The U.S. Census Bureau in February released a new experimental data product designed to better measure the business dynamics of innovative firms (BDS-IF). The new Business Dynamics Statistics of U.S. High Tech Industries provides measures of business dynamics for what the Census classifies as high-tech and non-high-tech industries, defined by science, technology, engineering and math (STEM) occupation intensity. A Census analysis on the data reveals that high-tech industries are concentrated in five coastal metro areas.

The figures show the quantity and proportion of employment in high-tech industries around America. The bigger the dot, the more people are employed in those high-tech industries, quantitatively. The darker the dot, the bigger the proportion of high-tech employment in that area.

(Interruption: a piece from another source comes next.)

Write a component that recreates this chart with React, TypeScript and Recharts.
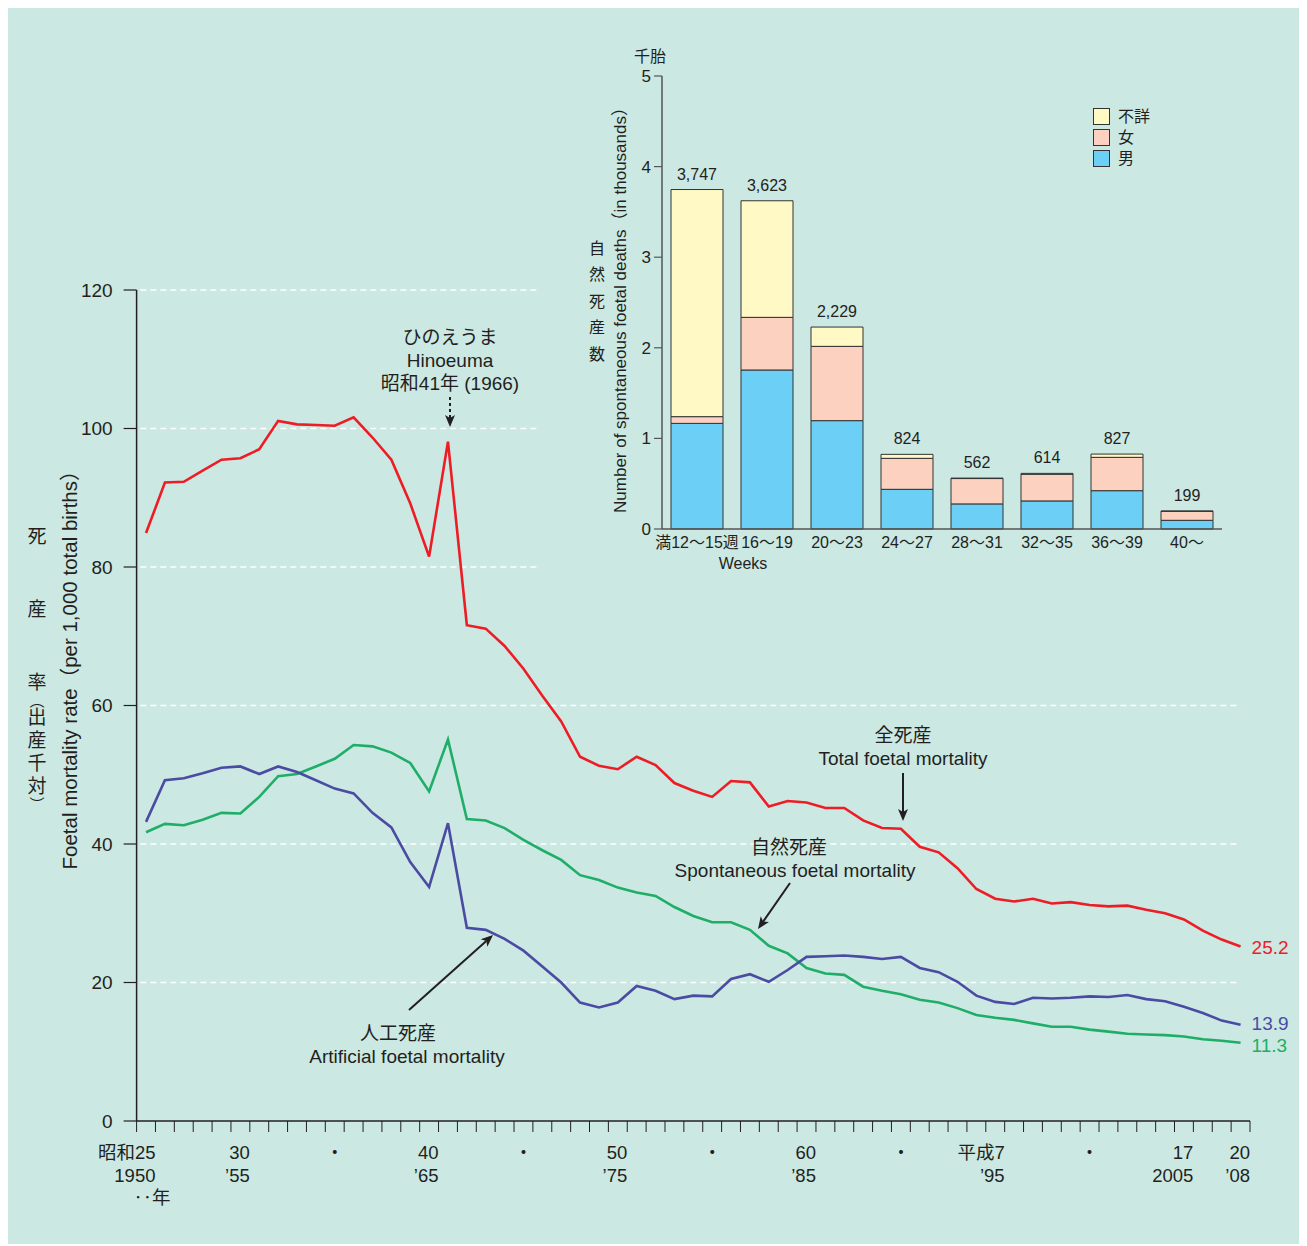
import React from "react";
import { LineChart, Line, XAxis, YAxis, ReferenceLine, BarChart, Bar, LabelList, Legend } from "recharts";

const FONT = "'Liberation Sans', Arial, 'Noto Sans CJK JP', sans-serif";
const INK = "#231f20";
const BG = "#cbe8e3";
const RED = "#ee1c25";
const BLUE = "#4b4ba3";
const GREEN = "#1fae67";

// ---- main line chart data (rate per 1,000 total births) ----
const YEARS = [
  1950, 1951, 1952, 1953, 1954, 1955, 1956, 1957, 1958, 1959,
  1960, 1961, 1962, 1963, 1964, 1965, 1966, 1967, 1968, 1969,
  1970, 1971, 1972, 1973, 1974, 1975, 1976, 1977, 1978, 1979,
  1980, 1981, 1982, 1983, 1984, 1985, 1986, 1987, 1988, 1989,
  1990, 1991, 1992, 1993, 1994, 1995, 1996, 1997, 1998, 1999,
  2000, 2001, 2002, 2003, 2004, 2005, 2006, 2007, 2008,
];
const TOTAL = [
  84.9, 92.2, 92.3, 93.9, 95.5, 95.7, 97.0, 101.1, 100.6, 100.5,
  100.4, 101.6, 98.7, 95.5, 89.2, 81.5, 98.1, 71.6, 71.1, 68.6,
  65.3, 61.4, 57.7, 52.6, 51.3, 50.8, 52.6, 51.4, 48.8, 47.7,
  46.8, 49.1, 48.9, 45.4, 46.2, 46.0, 45.2, 45.2, 43.4, 42.3,
  42.2, 39.6, 38.8, 36.5, 33.5, 32.1, 31.7, 32.1, 31.4, 31.6,
  31.2, 31.0, 31.1, 30.5, 30.0, 29.1, 27.5, 26.2, 25.2,
];
const SPONT = [
  41.7, 42.9, 42.7, 43.5, 44.5, 44.4, 46.8, 49.8, 50.1, 51.2,
  52.3, 54.3, 54.1, 53.2, 51.7, 47.6, 55.1, 43.6, 43.4, 42.3,
  40.6, 39.1, 37.7, 35.5, 34.8, 33.7, 33.0, 32.5, 30.9, 29.6,
  28.7, 28.7, 27.6, 25.3, 24.2, 22.1, 21.3, 21.1, 19.4, 18.8,
  18.3, 17.5, 17.1, 16.3, 15.3, 14.9, 14.6, 14.1, 13.6, 13.6,
  13.2, 12.9, 12.6, 12.5, 12.4, 12.2, 11.8, 11.6, 11.3,
];
const ARTIF = [
  43.2, 49.2, 49.5, 50.2, 51.0, 51.2, 50.1, 51.2, 50.4, 49.2,
  48.0, 47.3, 44.5, 42.4, 37.4, 33.8, 43.0, 27.9, 27.6, 26.3,
  24.6, 22.3, 20.0, 17.1, 16.4, 17.1, 19.5, 18.8, 17.6, 18.1,
  18.0, 20.5, 21.2, 20.1, 21.8, 23.7, 23.8, 23.9, 23.7, 23.4,
  23.7, 22.1, 21.5, 20.1, 18.1, 17.2, 16.9, 17.8, 17.7, 17.8,
  18.0, 17.9, 18.2, 17.6, 17.3, 16.5, 15.6, 14.5, 13.9,
];

const X_LABEL_YEARS = [1950, 1955, 1960, 1965, 1970, 1975, 1980, 1985, 1990, 1995, 2000, 2005, 2008];
const X_LABEL_ERA = ["昭和25", "30", "・", "40", "・", "50", "・", "60", "・", "平成7", "・", "17", "20"];
const X_LABEL_AD = ["1950", "’55", "", "’65", "", "’75", "", "’85", "", "’95", "", "2005", "’08"];
const Y_TICKS = [0, 20, 40, 60, 80, 100, 120];
const GRID_SHORT = [80, 100, 120];
const GRID_LONG = [20, 40, 60];

// ---- inset bar chart data (spontaneous foetal deaths by gestation week) ----
const WEEK_CATS = ["満12〜15週", "16〜19", "20〜23", "24〜27", "28〜31", "32〜35", "36〜39", "40〜"];
const MALE = [1166, 1755, 1196, 438, 277, 310, 423, 96];
const FEMALE = [74, 581, 820, 342, 280, 294, 368, 99];
const UNKNOWN = [2507, 1287, 213, 44, 5, 10, 36, 4];
const TOTALS = [3747, 3623, 2229, 824, 562, 614, 827, 199];
const BAR_TICKS = [0, 1000, 2000, 3000, 4000, 5000];

const SERIES_BAR = [
  { key: "unknown", name: "不詳", color: "#fff9c6" },
  { key: "female", name: "女", color: "#fcd1bf" },
  { key: "male", name: "男", color: "#6ccff5" },
];

// ---- layout ----
const W = 1291;
const H = 1240;
const PLOT_L = 128.6;
const PLOT_R = 1242;
const PLOT_T = 286;
const PLOT_B = 1117;
const XAXIS_H = 90;
const YAXIS_W = 70;
const BAND = (PLOT_R - PLOT_L) / YEARS.length;

const mainData = YEARS.map((year, i) => ({ year, total: TOTAL[i], spont: SPONT[i], artif: ARTIF[i] }));
const BOUNDS = [...YEARS.map((y) => y - 0.5), YEARS[YEARS.length - 1] + 0.5];

const barData = WEEK_CATS.map((cat, i) => ({
  cat,
  male: MALE[i],
  female: FEMALE[i],
  unknown: UNKNOWN[i],
  total: TOTALS[i],
}));

const XTick = (props: any) => {
  const { x, y, payload } = props;
  const year = payload.value - 0.5;
  const i = X_LABEL_YEARS.indexOf(year);
  if (i < 0) return <g />;
  const era = X_LABEL_ERA[i];
  const ad = X_LABEL_AD[i];
  const st = { fontSize: 18.5, fill: INK, fontFamily: FONT };
  if (era === "・") {
    return (
      <text x={x - BAND / 2} y={y + 23} textAnchor="middle" {...st}>
        ・
      </text>
    );
  }
  return (
    <g>
      <text x={x} y={y + 22.5} textAnchor="end" {...st}>{era}</text>
      <text x={x} y={y + 45.5} textAnchor="end" {...st}>{ad}</text>
      {i === 0 && (
        <text x={x - 22} y={y + 67.5} textAnchor="start" {...st}>‥年</text>
      )}
    </g>
  );
};

const endLabel = (color: string, shift: number) => (props: any) => {
  const { x, y, index, value } = props;
  if (index !== YEARS.length - 1) return <g />;
  return (
    <text x={x + 11} y={y + shift} dy={6.5} fill={color} fontSize={19} fontFamily={FONT}>
      {Number(value).toFixed(1)}
    </text>
  );
};

const Arrow = ({ x1, y1, x2, y2, dashed }: { x1: number; y1: number; x2: number; y2: number; dashed?: boolean }) => {
  const dx = x2 - x1;
  const dy = y2 - y1;
  const len = Math.hypot(dx, dy);
  const ux = dx / len;
  const uy = dy / len;
  const hl = 12;
  const hw = 5;
  const bx = x2 - ux * hl;
  const by = y2 - uy * hl;
  const pts = `${x2},${y2} ${bx - uy * hw},${by + ux * hw} ${bx + ux * 3},${by + uy * 3} ${bx + uy * hw},${by - ux * hw}`;
  return (
    <g>
      <line x1={x1} y1={y1} x2={bx + ux * 3} y2={by + uy * 3} stroke={INK} strokeWidth={2} strokeDasharray={dashed ? "3 3" : undefined} />
      <polygon points={pts} fill={INK} />
    </g>
  );
};

const T = ({ x, y, children, size = 19, anchor = "middle", color = INK, rotate }: any) => (
  <text
    x={x}
    y={y}
    fontSize={size}
    fill={color}
    fontFamily={FONT}
    textAnchor={anchor}
    dominantBaseline="central"
    transform={rotate ? `rotate(${rotate} ${x} ${y})` : undefined}
  >
    {children}
  </text>
);

const LegendContent = () => (
  <div style={{ fontFamily: FONT, fontSize: 16, color: INK, lineHeight: "21px" }}>
    {SERIES_BAR.map((s) => (
      <div key={s.key} style={{ display: "flex", alignItems: "center", height: 21 }}>
        <span
          style={{
            display: "inline-block",
            width: 15,
            height: 15,
            background: s.color,
            border: "1px solid #333",
            marginRight: 8,
          }}
        />
        <span>{s.name}</span>
      </div>
    ))}
  </div>
);

const LEFT_CHARS = [
  { c: "死", y: 532, s: 19 },
  { c: "産", y: 605, s: 19 },
  { c: "率", y: 678, s: 19 },
  { c: "︵", y: 696, s: 15 },
  { c: "出", y: 713, s: 19 },
  { c: "産", y: 736, s: 19 },
  { c: "千", y: 759, s: 19 },
  { c: "対", y: 782, s: 19 },
  { c: "︶", y: 800, s: 15 },
];
const BAR_LEFT_CHARS = ["自", "然", "死", "産", "数"];

export default function App() {
  return (
    <div style={{ position: "relative", width: W, height: H, background: BG, marginTop: -4, fontFamily: FONT }}>
      <div style={{ position: "absolute", left: 0, top: 0 }}>
        <LineChart
          width={W}
          height={H}
          data={mainData}
          margin={{ top: PLOT_T, right: W - PLOT_R, bottom: H - PLOT_B - XAXIS_H, left: PLOT_L - YAXIS_W }}
        >
          <XAxis
            type="number"
            dataKey="year"
            domain={[BOUNDS[0], BOUNDS[BOUNDS.length - 1]]}
            ticks={BOUNDS}
            interval={0}
            allowDataOverflow
            height={XAXIS_H}
            tickSize={11}
            tickMargin={4}
            axisLine={{ stroke: INK, strokeWidth: 1.5 }}
            tickLine={{ stroke: INK, strokeWidth: 1 }}
            tick={<XTick />}
          />
          <YAxis
            type="number"
            domain={[0, 120]}
            ticks={Y_TICKS}
            interval={0}
            width={YAXIS_W}
            tickSize={13}
            tickMargin={11}
            axisLine={{ stroke: INK, strokeWidth: 1.5 }}
            tickLine={{ stroke: INK, strokeWidth: 1.2 }}
            tick={{ fontSize: 19, fill: INK, fontFamily: FONT }}
          />
          {GRID_SHORT.map((v) => (
            <ReferenceLine
              key={"gs" + v}
              segment={[{ x: 1949.7, y: v }, { x: 1970.9, y: v }]}
              stroke="#ffffff"
              strokeWidth={1.5}
              strokeDasharray="6 4"
            />
          ))}
          {GRID_LONG.map((v) => (
            <ReferenceLine
              key={"gl" + v}
              segment={[{ x: 1949.7, y: v }, { x: 2007.8, y: v }]}
              stroke="#ffffff"
              strokeWidth={1.5}
              strokeDasharray="6 4"
            />
          ))}
          <Line
            type="linear"
            dataKey="total"
            stroke={RED}
            strokeWidth={2.6}
            dot={false}
            isAnimationActive={false}
            label={endLabel(RED, 1)}
          />
          <Line
            type="linear"
            dataKey="spont"
            stroke={GREEN}
            strokeWidth={2.6}
            dot={false}
            isAnimationActive={false}
            label={endLabel(GREEN, 3)}
          />
          <Line
            type="linear"
            dataKey="artif"
            stroke={BLUE}
            strokeWidth={2.6}
            dot={false}
            isAnimationActive={false}
            label={endLabel(BLUE, -1)}
          />
        </LineChart>
      </div>

      <div style={{ position: "absolute", left: 540, top: 40 }}>
        <BarChart
          width={700}
          height={560}
          data={barData}
          margin={{ top: 32, right: 26, bottom: 25, left: 64 }}
          barSize={52}
        >
          <XAxis
            dataKey="cat"
            interval={0}
            height={50}
            tickLine={false}
            tickSize={0}
            tickMargin={8}
            axisLine={{ stroke: "#555", strokeWidth: 1.5 }}
            tick={{ fontSize: 16, fill: INK, fontFamily: FONT }}
          />
          <YAxis
            type="number"
            domain={[0, 5000]}
            ticks={BAR_TICKS}
            interval={0}
            width={50}
            tickSize={8}
            tickMargin={3}
            tickFormatter={(v: number) => String(v / 1000)}
            axisLine={{ stroke: "#555", strokeWidth: 1.5 }}
            tickLine={{ stroke: "#555", strokeWidth: 1.2 }}
            tick={{ fontSize: 17, fill: INK, fontFamily: FONT }}
          />
          <Bar dataKey="male" stackId="s" fill="#6ccff5" stroke="#333" strokeWidth={1} isAnimationActive={false} />
          <Bar dataKey="female" stackId="s" fill="#fcd1bf" stroke="#333" strokeWidth={1} isAnimationActive={false} />
          <Bar dataKey="unknown" stackId="s" fill="#fff9c6" stroke="#333" strokeWidth={1} isAnimationActive={false}>
            <LabelList
              dataKey="total"
              position="top"
              offset={10}
              formatter={(v: any) => Number(v).toLocaleString("en-US")}
              style={{ fontSize: 16, fill: INK, fontFamily: FONT }}
            />
          </Bar>
          <Legend
            layout="horizontal"
            verticalAlign="middle"
            align="center"
            content={<LegendContent />}
            wrapperStyle={{ left: 545, top: 62, width: 120 }}
          />
        </BarChart>
      </div>

      <svg
        width={W}
        height={H}
        style={{ position: "absolute", left: 0, top: 0, pointerEvents: "none" }}
      >
        {/* main y-axis titles */}
        {LEFT_CHARS.map((d, i) => (
          <T key={i} x={29} y={d.y} size={d.s}>{d.c}</T>
        ))}
        <T x={61} y={661} size={20.5} rotate={-90}>Foetal mortality rate（per 1,000 total births）</T>

        {/* Hinoeuma */}
        <T x={442} y={333} size={19}>ひのえうま</T>
        <T x={442} y={356} size={19}>Hinoeuma</T>
        <T x={442} y={379} size={19}>昭和41年 (1966)</T>
        <Arrow x1={442} y1={393} x2={442} y2={423} dashed />

        {/* Total */}
        <T x={895} y={731} size={19}>全死産</T>
        <T x={895} y={754} size={19}>Total foetal mortality</T>
        <Arrow x1={895} y1={769} x2={895} y2={817} />

        {/* Spontaneous */}
        <T x={781} y={843} size={19}>自然死産</T>
        <T x={787} y={866} size={19}>Spontaneous foetal mortality</T>
        <Arrow x1={782} y1={879} x2={750} y2={925} />

        {/* Artificial */}
        <T x={390} y={1029} size={19}>人工死産</T>
        <T x={399} y={1052} size={19}>Artificial foetal mortality</T>
        <Arrow x1={401} y1={1006} x2={485} y2={931} />

        {/* inset labels */}
        <T x={642} y={52} size={16}>千胎</T>
        {BAR_LEFT_CHARS.map((c, i) => (
          <T key={c + i} x={589} y={244 + i * 26.5} size={16}>{c}</T>
        ))}
        <T x={612} y={302} size={17} rotate={-90}>Number of spontaneous foetal deaths（in thousands）</T>
        <T x={735} y={559} size={16}>Weeks</T>
      </svg>
    </div>
  );
}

The Census Bureau released a list of North American Industry Classification System (NAICS) codes used to qualify industries as “high-tech” for the statistics. The Bureau used the concentration of STEM occupation employment as described by Goldschlag and Miranda in their article "Business dynamics statistics of High Tech industries" that appeared in the Spring 2020 Journal of Economics & Management Strategy, applying the STEM method to 11 years of industry-occupation data covering the 2007 Economic Census to the 2017 Economic Census. In each year, 2017 NAICS vintage industries with a STEM employment share at least five times the national average were identified. Industries were classified as High Tech for the BDS-HT experimental data products if they met this threshold in at least six of the 11 years.

The new analysis finds that San Jose, Boston, and New York City saw a decrease in high-tech employment intensity since the 1980s, while Washington, D.C., and San Francisco saw increases, more than doubling in the case of San Francisco. These five metropolitan statistical areas (MSAs) are among the largest in high-tech employment.

The study shows that while the firm entries in the high-tech industry overall has decreased, the share of high-tech companies among new entrants in metropolitan areas has increased, with the size of new high-tech business entrants in San Jose quadrupling in size from 1978 to 2020.


Despite the share of entrants in metropolitan areas being high tech increasing, the rate of tech-tech company entry has been on a steady decline. This geographic distribution, shifting intensity and increasing share of incumbent establishments may have consequences for innovation and economic growth.